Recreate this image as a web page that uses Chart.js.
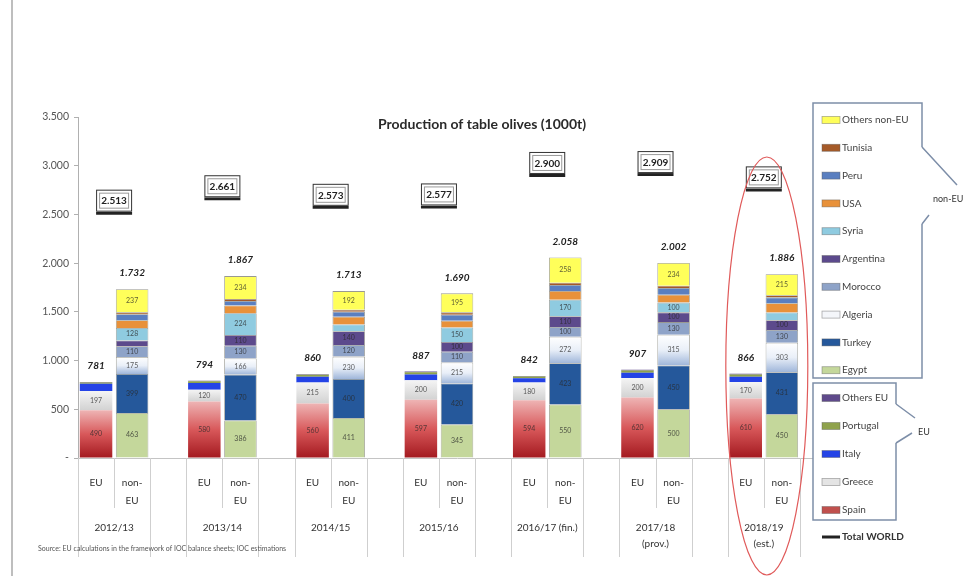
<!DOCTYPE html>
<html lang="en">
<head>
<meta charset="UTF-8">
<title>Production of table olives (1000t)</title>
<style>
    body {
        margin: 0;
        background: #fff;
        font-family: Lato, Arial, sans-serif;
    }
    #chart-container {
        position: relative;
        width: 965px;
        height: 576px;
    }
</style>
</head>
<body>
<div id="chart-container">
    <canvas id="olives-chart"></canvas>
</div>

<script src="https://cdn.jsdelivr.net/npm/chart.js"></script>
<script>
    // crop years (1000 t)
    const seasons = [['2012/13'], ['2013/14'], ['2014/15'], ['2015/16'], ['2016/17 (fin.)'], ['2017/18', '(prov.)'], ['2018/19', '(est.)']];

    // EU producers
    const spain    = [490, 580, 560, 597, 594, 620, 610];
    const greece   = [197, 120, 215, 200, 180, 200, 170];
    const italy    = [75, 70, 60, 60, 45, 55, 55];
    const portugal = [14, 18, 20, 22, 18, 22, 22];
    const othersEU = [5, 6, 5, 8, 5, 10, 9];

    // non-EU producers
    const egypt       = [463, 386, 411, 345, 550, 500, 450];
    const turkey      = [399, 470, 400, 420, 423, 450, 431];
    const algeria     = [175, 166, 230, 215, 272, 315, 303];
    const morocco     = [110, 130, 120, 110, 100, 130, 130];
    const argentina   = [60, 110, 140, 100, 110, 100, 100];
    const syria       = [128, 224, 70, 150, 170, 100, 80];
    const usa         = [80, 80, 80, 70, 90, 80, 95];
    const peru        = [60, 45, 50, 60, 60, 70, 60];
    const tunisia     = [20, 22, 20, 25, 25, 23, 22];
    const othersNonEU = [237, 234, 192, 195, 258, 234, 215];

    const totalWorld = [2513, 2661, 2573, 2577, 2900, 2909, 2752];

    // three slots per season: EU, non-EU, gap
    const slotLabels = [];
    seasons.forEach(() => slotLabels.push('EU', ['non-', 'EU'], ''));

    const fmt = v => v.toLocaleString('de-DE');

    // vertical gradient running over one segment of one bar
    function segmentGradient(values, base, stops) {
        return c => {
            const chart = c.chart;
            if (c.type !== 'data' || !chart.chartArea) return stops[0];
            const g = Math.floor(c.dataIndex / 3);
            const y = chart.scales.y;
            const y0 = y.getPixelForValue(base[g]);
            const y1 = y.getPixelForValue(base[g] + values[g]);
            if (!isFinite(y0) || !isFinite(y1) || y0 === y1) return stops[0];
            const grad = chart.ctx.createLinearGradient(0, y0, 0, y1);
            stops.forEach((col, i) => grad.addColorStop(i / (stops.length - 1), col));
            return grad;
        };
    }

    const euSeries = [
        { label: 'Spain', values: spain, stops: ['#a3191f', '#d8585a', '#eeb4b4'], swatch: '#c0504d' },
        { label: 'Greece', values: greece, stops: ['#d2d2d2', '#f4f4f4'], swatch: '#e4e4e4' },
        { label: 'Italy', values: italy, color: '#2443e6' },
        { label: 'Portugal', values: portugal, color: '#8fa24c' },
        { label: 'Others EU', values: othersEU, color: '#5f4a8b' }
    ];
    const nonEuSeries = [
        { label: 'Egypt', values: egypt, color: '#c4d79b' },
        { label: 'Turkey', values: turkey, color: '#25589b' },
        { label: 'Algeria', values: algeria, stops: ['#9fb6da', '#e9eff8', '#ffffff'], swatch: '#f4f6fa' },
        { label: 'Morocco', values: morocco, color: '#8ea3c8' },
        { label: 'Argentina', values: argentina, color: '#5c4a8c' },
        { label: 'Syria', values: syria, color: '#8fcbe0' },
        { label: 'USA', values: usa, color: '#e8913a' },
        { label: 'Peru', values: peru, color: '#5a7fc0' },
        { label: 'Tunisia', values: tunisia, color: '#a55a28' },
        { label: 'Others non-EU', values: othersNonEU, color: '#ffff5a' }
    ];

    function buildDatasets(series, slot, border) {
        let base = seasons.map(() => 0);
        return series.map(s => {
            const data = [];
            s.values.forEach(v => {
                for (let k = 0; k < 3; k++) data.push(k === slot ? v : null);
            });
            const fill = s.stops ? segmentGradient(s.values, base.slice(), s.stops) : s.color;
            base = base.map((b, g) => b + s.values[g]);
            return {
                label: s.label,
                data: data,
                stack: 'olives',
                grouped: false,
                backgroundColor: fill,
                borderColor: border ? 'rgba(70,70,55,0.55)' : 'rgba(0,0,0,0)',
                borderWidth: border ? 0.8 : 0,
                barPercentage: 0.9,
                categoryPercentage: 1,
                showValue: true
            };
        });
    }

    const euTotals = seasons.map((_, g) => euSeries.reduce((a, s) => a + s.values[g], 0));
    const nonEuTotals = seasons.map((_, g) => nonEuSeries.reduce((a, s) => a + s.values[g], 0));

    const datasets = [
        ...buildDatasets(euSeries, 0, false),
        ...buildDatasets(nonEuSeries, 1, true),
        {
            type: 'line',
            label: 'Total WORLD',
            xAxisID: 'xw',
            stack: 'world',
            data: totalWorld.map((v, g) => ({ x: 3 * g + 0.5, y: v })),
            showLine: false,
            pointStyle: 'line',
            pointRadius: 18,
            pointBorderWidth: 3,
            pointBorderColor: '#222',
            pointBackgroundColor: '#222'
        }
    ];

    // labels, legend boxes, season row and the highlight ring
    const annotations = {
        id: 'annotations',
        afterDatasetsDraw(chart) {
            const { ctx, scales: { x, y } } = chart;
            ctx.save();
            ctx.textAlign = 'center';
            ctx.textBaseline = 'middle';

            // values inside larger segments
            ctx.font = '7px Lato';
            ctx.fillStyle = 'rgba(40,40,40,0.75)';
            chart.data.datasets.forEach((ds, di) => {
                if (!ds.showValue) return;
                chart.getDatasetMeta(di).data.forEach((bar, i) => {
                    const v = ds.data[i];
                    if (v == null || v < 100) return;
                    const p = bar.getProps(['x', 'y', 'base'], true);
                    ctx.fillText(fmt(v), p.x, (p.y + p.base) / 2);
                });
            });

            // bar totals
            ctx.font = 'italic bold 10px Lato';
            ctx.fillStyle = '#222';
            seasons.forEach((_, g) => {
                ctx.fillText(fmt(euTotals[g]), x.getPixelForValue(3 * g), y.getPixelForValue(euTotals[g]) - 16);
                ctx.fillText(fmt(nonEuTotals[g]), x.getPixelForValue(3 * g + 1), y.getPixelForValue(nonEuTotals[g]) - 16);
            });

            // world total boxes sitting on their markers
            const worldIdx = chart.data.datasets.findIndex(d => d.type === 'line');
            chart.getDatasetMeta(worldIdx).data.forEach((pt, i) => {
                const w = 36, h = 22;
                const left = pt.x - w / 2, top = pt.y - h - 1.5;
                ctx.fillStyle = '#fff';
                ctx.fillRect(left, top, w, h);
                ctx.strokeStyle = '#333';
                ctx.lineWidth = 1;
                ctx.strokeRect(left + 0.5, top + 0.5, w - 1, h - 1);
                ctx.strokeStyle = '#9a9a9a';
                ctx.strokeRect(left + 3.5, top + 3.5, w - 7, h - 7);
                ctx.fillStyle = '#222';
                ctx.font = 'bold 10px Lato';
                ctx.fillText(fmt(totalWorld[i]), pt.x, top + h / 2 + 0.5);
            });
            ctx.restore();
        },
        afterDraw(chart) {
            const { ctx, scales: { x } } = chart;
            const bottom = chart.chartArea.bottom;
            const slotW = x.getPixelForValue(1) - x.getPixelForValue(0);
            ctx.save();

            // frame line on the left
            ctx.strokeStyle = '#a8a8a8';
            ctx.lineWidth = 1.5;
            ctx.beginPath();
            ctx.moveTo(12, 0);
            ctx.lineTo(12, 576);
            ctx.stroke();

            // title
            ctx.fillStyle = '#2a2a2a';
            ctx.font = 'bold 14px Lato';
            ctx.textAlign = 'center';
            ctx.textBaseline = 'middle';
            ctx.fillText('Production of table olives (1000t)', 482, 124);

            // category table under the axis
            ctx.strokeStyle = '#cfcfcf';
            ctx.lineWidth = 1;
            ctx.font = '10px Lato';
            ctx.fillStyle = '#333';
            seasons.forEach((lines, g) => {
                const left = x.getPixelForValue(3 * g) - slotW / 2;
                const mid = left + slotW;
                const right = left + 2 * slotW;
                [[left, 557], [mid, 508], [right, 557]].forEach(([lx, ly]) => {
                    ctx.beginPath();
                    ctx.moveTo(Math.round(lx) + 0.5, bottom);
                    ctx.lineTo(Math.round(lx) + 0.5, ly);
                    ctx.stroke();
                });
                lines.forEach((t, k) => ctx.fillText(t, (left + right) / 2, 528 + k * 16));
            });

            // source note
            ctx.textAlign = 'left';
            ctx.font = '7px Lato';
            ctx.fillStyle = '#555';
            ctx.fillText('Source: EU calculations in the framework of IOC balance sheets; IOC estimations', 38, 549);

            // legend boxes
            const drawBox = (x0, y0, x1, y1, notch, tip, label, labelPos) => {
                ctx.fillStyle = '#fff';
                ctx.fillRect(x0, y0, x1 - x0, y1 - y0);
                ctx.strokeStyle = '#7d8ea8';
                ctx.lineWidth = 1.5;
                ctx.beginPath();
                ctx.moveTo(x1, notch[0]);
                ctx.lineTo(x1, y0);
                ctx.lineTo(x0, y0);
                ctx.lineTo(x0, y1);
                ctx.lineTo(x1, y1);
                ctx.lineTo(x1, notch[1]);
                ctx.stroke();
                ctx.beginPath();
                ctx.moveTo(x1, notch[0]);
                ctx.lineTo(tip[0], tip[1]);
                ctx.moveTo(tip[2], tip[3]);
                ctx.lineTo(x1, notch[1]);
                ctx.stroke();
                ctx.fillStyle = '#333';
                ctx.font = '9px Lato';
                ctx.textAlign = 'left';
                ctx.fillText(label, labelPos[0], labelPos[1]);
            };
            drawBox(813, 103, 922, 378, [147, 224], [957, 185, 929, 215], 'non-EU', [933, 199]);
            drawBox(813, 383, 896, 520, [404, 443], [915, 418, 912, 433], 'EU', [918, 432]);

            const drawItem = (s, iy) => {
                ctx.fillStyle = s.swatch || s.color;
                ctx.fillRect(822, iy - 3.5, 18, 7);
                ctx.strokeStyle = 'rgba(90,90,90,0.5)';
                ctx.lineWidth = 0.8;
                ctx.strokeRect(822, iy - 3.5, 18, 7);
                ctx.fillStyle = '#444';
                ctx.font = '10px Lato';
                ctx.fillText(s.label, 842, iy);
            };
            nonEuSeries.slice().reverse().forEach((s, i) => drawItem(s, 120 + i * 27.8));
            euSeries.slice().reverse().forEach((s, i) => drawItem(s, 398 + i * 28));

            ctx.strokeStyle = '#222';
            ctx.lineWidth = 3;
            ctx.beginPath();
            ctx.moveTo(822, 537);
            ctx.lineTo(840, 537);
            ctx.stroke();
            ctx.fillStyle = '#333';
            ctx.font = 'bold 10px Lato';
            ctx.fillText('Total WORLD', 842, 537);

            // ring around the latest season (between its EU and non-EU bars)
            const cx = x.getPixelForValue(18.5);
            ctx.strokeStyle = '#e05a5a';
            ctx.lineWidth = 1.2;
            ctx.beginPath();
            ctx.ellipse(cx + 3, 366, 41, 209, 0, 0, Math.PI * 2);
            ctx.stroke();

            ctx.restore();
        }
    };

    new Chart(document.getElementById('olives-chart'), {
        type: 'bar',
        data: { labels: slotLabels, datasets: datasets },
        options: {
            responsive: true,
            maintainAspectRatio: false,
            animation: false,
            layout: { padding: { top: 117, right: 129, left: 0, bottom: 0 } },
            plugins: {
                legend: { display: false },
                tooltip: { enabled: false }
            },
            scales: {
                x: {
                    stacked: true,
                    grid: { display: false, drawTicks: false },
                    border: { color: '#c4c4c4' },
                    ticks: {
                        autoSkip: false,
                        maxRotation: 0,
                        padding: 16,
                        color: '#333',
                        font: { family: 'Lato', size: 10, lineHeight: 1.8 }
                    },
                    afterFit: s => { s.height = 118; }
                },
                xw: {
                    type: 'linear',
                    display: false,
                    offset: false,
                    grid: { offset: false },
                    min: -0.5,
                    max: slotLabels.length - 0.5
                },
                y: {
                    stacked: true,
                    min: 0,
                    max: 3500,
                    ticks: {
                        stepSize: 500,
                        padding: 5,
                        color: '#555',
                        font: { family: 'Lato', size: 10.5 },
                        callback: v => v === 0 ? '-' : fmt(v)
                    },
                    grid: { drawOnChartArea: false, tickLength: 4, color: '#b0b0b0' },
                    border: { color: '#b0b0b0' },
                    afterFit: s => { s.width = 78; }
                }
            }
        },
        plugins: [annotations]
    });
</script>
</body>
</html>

____

Direction:
Reproduce the material above from its first line through the line containing "['2017/18', '(prov.)'], ['2018/19', '(est.)']];", both ends included, and skip every picture.

Expected answer:
Recreate this image as a web page that uses Chart.js.
<!DOCTYPE html>
<html lang="en">
<head>
<meta charset="UTF-8">
<title>Production of table olives (1000t)</title>
<style>
    body {
        margin: 0;
        background: #fff;
        font-family: Lato, Arial, sans-serif;
    }
    #chart-container {
        position: relative;
        width: 965px;
        height: 576px;
    }
</style>
</head>
<body>
<div id="chart-container">
    <canvas id="olives-chart"></canvas>
</div>

<script src="https://cdn.jsdelivr.net/npm/chart.js"></script>
<script>
    // crop years (1000 t)
    const seasons = [['2012/13'], ['2013/14'], ['2014/15'], ['2015/16'], ['2016/17 (fin.)'], ['2017/18', '(prov.)'], ['2018/19', '(est.)']];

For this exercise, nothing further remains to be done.